Un retour très stressant

« Je pense que s’il n’y avait pas eu Vahid, on aurait tout cassé, car réaliser un tel exploit pour un premier match de Coupe d’Europe, c’était fantastique. Il a calmé nos ardeurs » , admet Cygan. Une version confirmée par le héros du soir, Johnny Ecker : « À la fin du match, Vahid nous est rentré dedans, il nous a prévenus que le retour serait terrible. Pour certains, on se voyait qualifiés et on se demandait qui on prendrait en Champions League. »

Mais le retour à Grimonprez-Jooris est irrespirable. Dès la demi-heure de jeu, Sensini ouvre le score pour Parme. « On n’arrivait pas à faire une passe à 3 mètres… Sur le but, je ne bouge pas » , se rappelle Wimbée. Morts de trouille, les Lillois naviguent entre deux eaux. « Avec deux buts d’avance, on ne savait pas s’il fallait attaquer ou ne faire que défendre » , précise Johnny Ecker. Puis vient la pause, où les murs du vestiaire nordiste tremblent : « Il s’est passé des choses, on s’est parlé dans les vestiaires et on est revenu comme des chiens sur le terrain. Si Parme voulait gagner, il fallait qu’ils nous marchent dessus » , assure l’ancien gardien. « Avec les quatre de derrière et les deux milieux défensifs, on s’est dit : « Maintenant on va à la guerre, Italiens ou pas, on met du bois » » , confie Ecker.

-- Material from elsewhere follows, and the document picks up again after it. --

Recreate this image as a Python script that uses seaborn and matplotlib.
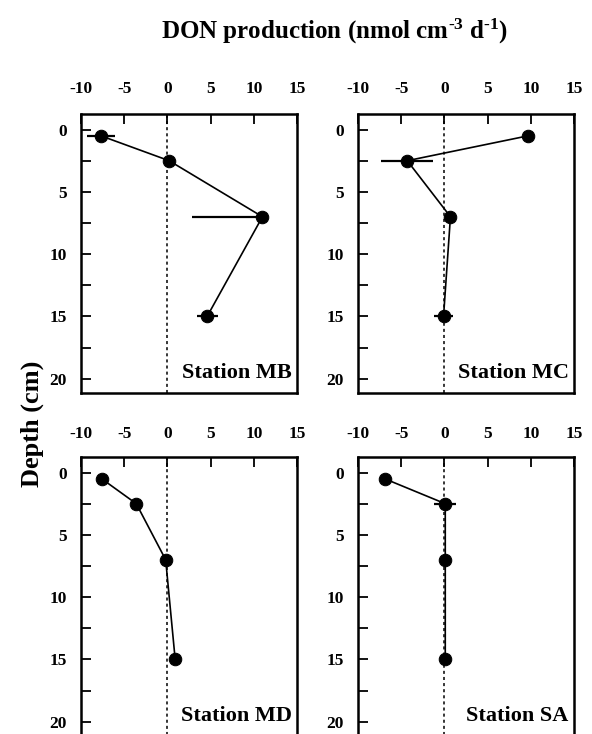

Pas loupé. Parme pousse, mais Lille tient bon grâce à un public en feu et un Greg Wimbée en état de grâce. Le LOSC perd 1-0, mais se qualifie grâce à une victoire 2-1 sur l’ensemble des deux matchs. Et parce que toutes les belles épopées ont connu leur petit (gros) brin de chance, Johnny Ecker s’est souvenu : « Trois jours après, on va à Bordeaux en championnat et il y a un coup franc à 30 mètres placé pareil. J’ai senti que le public avait peur. Je l’ai pris, mais j’ai tué trois pigeons en frappant 25 mètres au-dessus. Je n’ai d’ailleurs plus jamais marqué. » Dans le fond, Pascal Cygan avait bien raison d’être pessimiste.